UN Simulation Program Gives Global Perspective

Saint Mary’s students shine at recent convention

Over the weekend, two students helped resolve several complex diplomatic issues in Southern Africa, the Middle East, and Cyprus. As delegates to the UN Security Council, they were honored for their work as delegates alongside their peers from Austria. 

If it sounds heady for college students, you are right. The students, Molly Mirabelli ’22 and Julia Zusi ’24, both political science majors, were part of the 32nd annual American Model United Nations (AMUN) International Collegiate Conference in Chicago. Their task for the weekend event was to untangle a historic event and provide perspective and recommendations for action.

Model UN 2021“Being in a room with (hundreds of) your peers, having to get to know them, develop proposals and negotiate, that can be overwhelming,” said faculty advisor Marc Belanger, associate professor of political science and global studies. “Molly and Julia displayed their collaborative leadership skills in ways that made the council able to resolve some complex diplomatic issues.”

Mirabelli and Zusi were part of a 12-student delegation from Saint Mary’s to attend the AMUN convention. Model UN  is a global movement that gives high school and college students a simulation of the UN General Assembly and its various committees. Once each year at its annual convention, students perform an ambassador role for an assigned country while debating topics such as gender equality, climate action, global health, and more.

This year, Saint Mary’s students represented Indonesia at the four-day convention. 

“Model UN has been a great experience,” Mirabelli said. “To have an understanding of the United Nations is one thing, but to immerse yourself in a diplomatic simulation is a whole nother. It has been the highlight of my semester.”

Participation in Model UN at Saint Mary’s is part of a non-graded, one-credit course, Belanger said. In order to take part, students must commit up front to attending the convention and get together every Monday night. Here they prepare their materials and build their arguments. 

Overall the experience can be life-altering for students, Belanger said.  “Model UN is made up of students who are all ambitious and go-getters. Our students learn how it is to work with other people who are more assertive, and learn how to navigate them.”

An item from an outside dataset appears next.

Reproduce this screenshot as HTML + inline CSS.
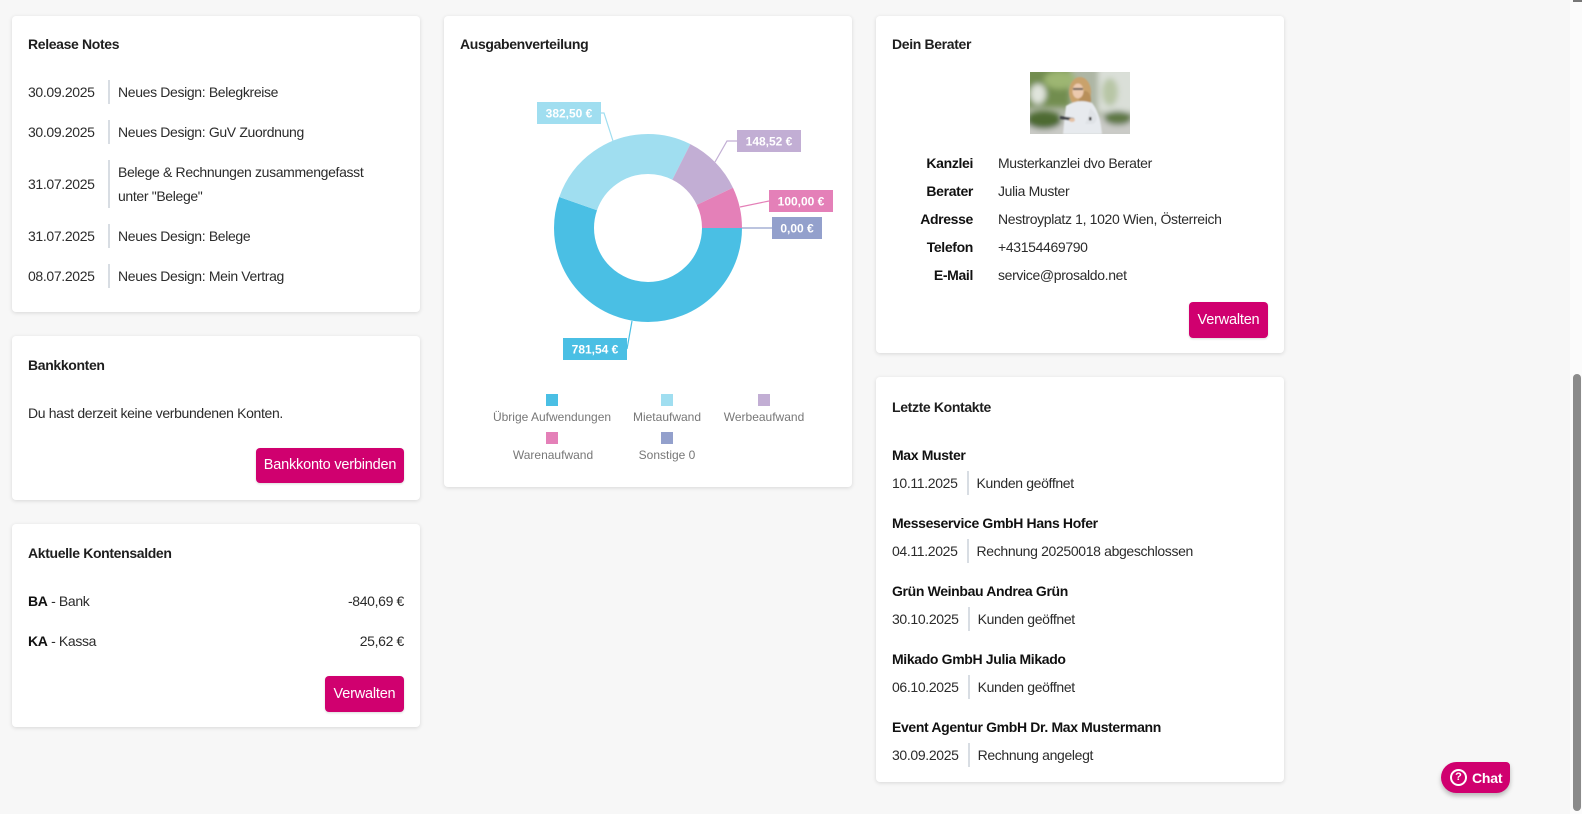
<!DOCTYPE html>
<html>
<head>
<meta charset="utf-8">
<style>
  html,body{margin:0;padding:0;}
  body{width:1582px;height:814px;overflow:hidden;position:relative;background:#f7f7f7;
       font-family:"Liberation Sans",Arial,sans-serif;color:#2b2b2b;font-size:14px;letter-spacing:-0.35px;}
  .card{position:absolute;background:#fff;border-radius:4px;box-shadow:0 1px 4px rgba(0,0,0,0.13);}
  .t{position:absolute;white-space:nowrap;line-height:20px;height:20px;}
  .h{font-weight:bold;color:#1e1e1e;}
  .b{font-weight:bold;color:#111;}
  .sep{position:absolute;width:2px;background:#d8dde3;}
  .btn{position:absolute;background:#d0006f;color:#fff;border-radius:4px;text-align:center;
       box-shadow:0 1px 2px rgba(0,0,0,0.15);letter-spacing:-0.2px;font-size:14.5px;}
  .row{position:absolute;left:892px;display:flex;align-items:center;height:24px;white-space:nowrap;}
  .row .s{border-left:2px solid #d8dde3;margin-left:9px;padding-left:8px;height:24px;line-height:24px;}
</style>
</head>
<body>

<!-- Release Notes -->
<div class="card" style="left:12px;top:16px;width:408px;height:296px;"></div>
<div class="t h" style="left:28px;top:34px;">Release Notes</div>

<div class="t" style="left:28px;top:82px;">30.09.2025</div>
<div class="sep" style="left:108px;top:80px;height:24px;"></div>
<div class="t" style="left:118px;top:82px;">Neues Design: Belegkreise</div>

<div class="t" style="left:28px;top:122px;">30.09.2025</div>
<div class="sep" style="left:108px;top:120px;height:24px;"></div>
<div class="t" style="left:118px;top:122px;">Neues Design: GuV Zuordnung</div>

<div class="t" style="left:28px;top:174px;">31.07.2025</div>
<div class="sep" style="left:108px;top:160px;height:48px;"></div>
<div class="t" style="left:118px;top:162px;">Belege &amp; Rechnungen zusammengefasst</div>
<div class="t" style="left:118px;top:186px;">unter "Belege"</div>

<div class="t" style="left:28px;top:226px;">31.07.2025</div>
<div class="sep" style="left:108px;top:224px;height:24px;"></div>
<div class="t" style="left:118px;top:226px;">Neues Design: Belege</div>

<div class="t" style="left:28px;top:266px;">08.07.2025</div>
<div class="sep" style="left:108px;top:264px;height:24px;"></div>
<div class="t" style="left:118px;top:266px;">Neues Design: Mein Vertrag</div>

<!-- Bankkonten -->
<div class="card" style="left:12px;top:336px;width:408px;height:164px;"></div>
<div class="t h" style="left:28px;top:355px;">Bankkonten</div>
<div class="t" style="left:28px;top:403px;">Du hast derzeit keine verbundenen Konten.</div>
<div class="btn" style="left:256px;top:448px;width:148px;height:35px;line-height:35px;">Bankkonto verbinden</div>

<!-- Aktuelle Kontensalden -->
<div class="card" style="left:12px;top:524px;width:408px;height:203px;"></div>
<div class="t h" style="left:28px;top:543px;">Aktuelle Kontensalden</div>
<div class="t" style="left:28px;top:591px;"><span class="b">BA</span> - Bank</div>
<div class="t" style="left:250px;width:154px;text-align:right;top:591px;">-840,69 €</div>
<div class="t" style="left:28px;top:631px;"><span class="b">KA</span> - Kassa</div>
<div class="t" style="left:250px;width:154px;text-align:right;top:631px;">25,62 €</div>
<div class="btn" style="left:325px;top:676px;width:79px;height:36px;line-height:36px;">Verwalten</div>

<!-- Ausgabenverteilung -->
<div class="card" style="left:444px;top:16px;width:408px;height:471px;"></div>
<div class="t h" style="left:460px;top:34px;">Ausgabenverteilung</div>

<!-- Dein Berater -->
<div class="card" style="left:876px;top:16px;width:408px;height:337px;"></div>
<div class="t h" style="left:892px;top:34px;">Dein Berater</div>
<svg style="position:absolute;left:1030px;top:72px;" width="100" height="62" viewBox="0 0 100 62">
  <defs>
    <filter id="bl" x="-20%" y="-20%" width="140%" height="140%"><feGaussianBlur stdDeviation="3"/></filter>
    <filter id="bl2"><feGaussianBlur stdDeviation="0.7"/></filter>
    <clipPath id="cp"><rect width="100" height="62"/></clipPath>
  </defs>
  <g clip-path="url(#cp)">
    <rect width="100" height="62" fill="#aeb6a4"/>
    <g filter="url(#bl)">
      <rect x="-5" y="-5" width="45" height="40" fill="#728d50"/>
      <ellipse cx="30" cy="8" rx="16" ry="9" fill="#9db672"/>
      <rect x="68" y="-5" width="40" height="45" fill="#dadfd8"/>
      <ellipse cx="80" cy="20" rx="8" ry="14" fill="#b8c6a6"/>
      <rect x="-5" y="44" width="110" height="22" fill="#cacbc7"/>
      <ellipse cx="14" cy="48" rx="18" ry="9" fill="#4d6a33"/>
      <ellipse cx="88" cy="46" rx="14" ry="7" fill="#5e7845"/>
      <ellipse cx="8" cy="22" rx="8" ry="10" fill="#e0e4dc"/>
    </g>
    <g filter="url(#bl2)">
      <ellipse cx="50" cy="20" rx="11" ry="15" fill="#c9a26c"/>
      <ellipse cx="55" cy="28" rx="6" ry="9" fill="#b88f5a"/>
      <path d="M33 62 L36 34 Q48 26 62 31 Q70 40 72 62 Z" fill="#e7eaee"/>
      <ellipse cx="48" cy="19" rx="5.5" ry="7.5" fill="#ecc9ae"/>
      <rect x="43" y="16" width="10" height="2" fill="#333" opacity="0.75"/>
      <path d="M60 36 Q72 46 63 52 L55 52 L58 45 Z" fill="#dfe2e6"/>
      <rect x="30" y="45" width="14" height="3" fill="#3c3f44" transform="rotate(8 37 46)"/>
      <ellipse cx="42" cy="48" rx="3" ry="2" fill="#e5c2a5"/>
      <rect x="59" y="45" width="2.5" height="3.5" fill="#333"/>
    </g>
  </g>
</svg>
<div class="t b" style="left:880px;width:93px;text-align:right;top:153px;">Kanzlei</div>
<div class="t" style="left:998px;top:153px;">Musterkanzlei dvo Berater</div>
<div class="t b" style="left:880px;width:93px;text-align:right;top:181px;">Berater</div>
<div class="t" style="left:998px;top:181px;">Julia Muster</div>
<div class="t b" style="left:880px;width:93px;text-align:right;top:209px;">Adresse</div>
<div class="t" style="left:998px;top:209px;">Nestroyplatz 1, 1020 Wien, Österreich</div>
<div class="t b" style="left:880px;width:93px;text-align:right;top:237px;">Telefon</div>
<div class="t" style="left:998px;top:237px;">+43154469790</div>
<div class="t b" style="left:880px;width:93px;text-align:right;top:265px;">E-Mail</div>
<div class="t" style="left:998px;top:265px;">service@prosaldo.net</div>
<div class="btn" style="left:1189px;top:302px;width:79px;height:36px;line-height:36px;">Verwalten</div>

<!-- Letzte Kontakte -->
<div class="card" style="left:876px;top:377px;width:408px;height:405px;"></div>
<div class="t h" style="left:892px;top:397px;">Letzte Kontakte</div>

<div class="t b" style="left:892px;top:445px;">Max Muster</div>
<div class="row" style="top:471px;"><span>10.11.2025</span><span class="s">Kunden geöffnet</span></div>

<div class="t b" style="left:892px;top:513px;">Messeservice GmbH Hans Hofer</div>
<div class="row" style="top:539px;"><span>04.11.2025</span><span class="s">Rechnung 20250018 abgeschlossen</span></div>

<div class="t b" style="left:892px;top:581px;">Grün Weinbau Andrea Grün</div>
<div class="row" style="top:607px;"><span>30.10.2025</span><span class="s">Kunden geöffnet</span></div>

<div class="t b" style="left:892px;top:649px;">Mikado GmbH Julia Mikado</div>
<div class="row" style="top:675px;"><span>06.10.2025</span><span class="s">Kunden geöffnet</span></div>

<div class="t b" style="left:892px;top:717px;">Event Agentur GmbH Dr. Max Mustermann</div>
<div class="row" style="top:743px;"><span>30.09.2025</span><span class="s">Rechnung angelegt</span></div>

<!-- Chart overlay -->
<svg style="position:absolute;left:0;top:0;" width="1582" height="814" viewBox="0 0 1582 814">
  <g fill="none" stroke-width="40">
    <circle cx="648" cy="228" r="74" stroke="#4abfe4" stroke-dasharray="257.25 207.71" stroke-dashoffset="0"/>
    <circle cx="648" cy="228" r="74" stroke="#a0def0" stroke-dasharray="125.90 339.06" stroke-dashoffset="-257.25"/>
    <circle cx="648" cy="228" r="74" stroke="#c2aed4" stroke-dasharray="48.89 416.07" stroke-dashoffset="-383.15"/>
    <circle cx="648" cy="228" r="74" stroke="#e480b8" stroke-dasharray="32.92 432.04" stroke-dashoffset="-432.04"/>
  </g>
  <g fill="none" stroke-width="1.2">
    <path d="M601 113 H604 L613 141" stroke="#a0def0"/>
    <path d="M737 141 H727 L715 162" stroke="#c2aed4"/>
    <path d="M769 201 L740 207" stroke="#e480b8"/>
    <path d="M742 228 H772" stroke="#93a0cc"/>
    <path d="M632 321 L627 349" stroke="#4abfe4"/>
  </g>
  <g font-family="Liberation Sans, Arial, sans-serif" font-size="12" font-weight="bold" fill="#fff" text-anchor="middle" letter-spacing="0">
    <rect x="537" y="102" width="64" height="22" fill="#a0def0"/>
    <text x="569" y="117.5">382,50 €</text>
    <rect x="737" y="130" width="64" height="22" fill="#c2aed4"/>
    <text x="769" y="145.5">148,52 €</text>
    <rect x="769" y="190" width="64" height="22" fill="#e480b8"/>
    <text x="801" y="205.5">100,00 €</text>
    <rect x="772" y="217" width="50" height="22" fill="#93a0cc"/>
    <text x="797" y="232.5">0,00 €</text>
    <rect x="563" y="338" width="64" height="22" fill="#4abfe4"/>
    <text x="595" y="353.5">781,54 €</text>
  </g>
  <g>
    <rect x="546" y="394" width="12" height="12" fill="#4abfe4"/>
    <rect x="661" y="394" width="12" height="12" fill="#a0def0"/>
    <rect x="758" y="394" width="12" height="12" fill="#c2aed4"/>
    <rect x="546" y="432" width="12" height="12" fill="#e480b8"/>
    <rect x="661" y="432" width="12" height="12" fill="#93a0cc"/>
  </g>
  <g font-family="Liberation Sans, Arial, sans-serif" font-size="12" fill="#777" text-anchor="middle" letter-spacing="0">
    <text x="552" y="421">Übrige Aufwendungen</text>
    <text x="667" y="421">Mietaufwand</text>
    <text x="764" y="421">Werbeaufwand</text>
    <text x="553" y="459">Warenaufwand</text>
    <text x="667" y="459">Sonstige 0</text>
  </g>
</svg>

<!-- Chat button -->
<div style="position:absolute;left:1441px;top:762px;width:69px;height:31px;background:#d0006f;border-radius:16px 4px 14px 16px;box-shadow:0 3px 5px rgba(0,0,0,0.25);color:#fff;">
  <div style="position:absolute;left:9px;top:7px;width:13px;height:13px;border:2px solid #fff;border-radius:50%;font:bold 11px/13px 'Liberation Sans',Arial,sans-serif;text-align:center;letter-spacing:0;">?</div>
  <div style="position:absolute;left:31px;top:6px;font:bold 14px/20px 'Liberation Sans',Arial,sans-serif;letter-spacing:-0.2px;">Chat</div>
</div>

<!-- Scrollbar -->
<div style="position:absolute;left:1570px;top:0;width:12px;height:814px;background:#fbfbfb;"></div>
<div style="position:absolute;left:1573px;top:0;width:9px;height:2px;background:#777;"></div>
<div style="position:absolute;left:1573px;top:374px;width:8px;height:437px;background:#8b8b8b;border-radius:4px;"></div>

</body>
</html>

The goal for students, according to Belanger, is to trust themselves and have fun.

“The thing about the UN is, students who attend (the convention) with a resolution that they really want passed—and doing so just to say their resolution got passed—are really missing the point. The UN isn’t about winning and losing. It’s about very slow, very incremental, very gradual efforts to create compromise across lots of different nations. It’s not useful if you think of it in terms of winning and losing.”

Students in Model UN gain a wide range of skills and information that will serve a lifetime, Belanger said. Through the exercises, students learn public speaking, speechwriting and delivery, research, even how to distill massive amounts of  information into a reasonable argument. They practice how to write policies, and learn about cultures they never knew.

Political science major Liliana Lomeli ’25, has already found it helpful. “I believe Model UN is a great way to develop delegation and collaboration skills. It is a conduit to a profession in the Peace Corps and government affairs,” she said. “It has definitely allowed me to expand my comfort zone in being able to communicate with different students at a professional and intellectual level.” 

Belanger said, “I tell them, if you’re ever in an interview and asked ‘What did you learn from Model UN?’, you can say that you walked into a room with 200 people you didn’t know and got to work.

“There's a place for every personality in Model UN. There is a place for leadership types, as well as a place for students who quietly listen and have a couple of ideas. There is a place for every skill.”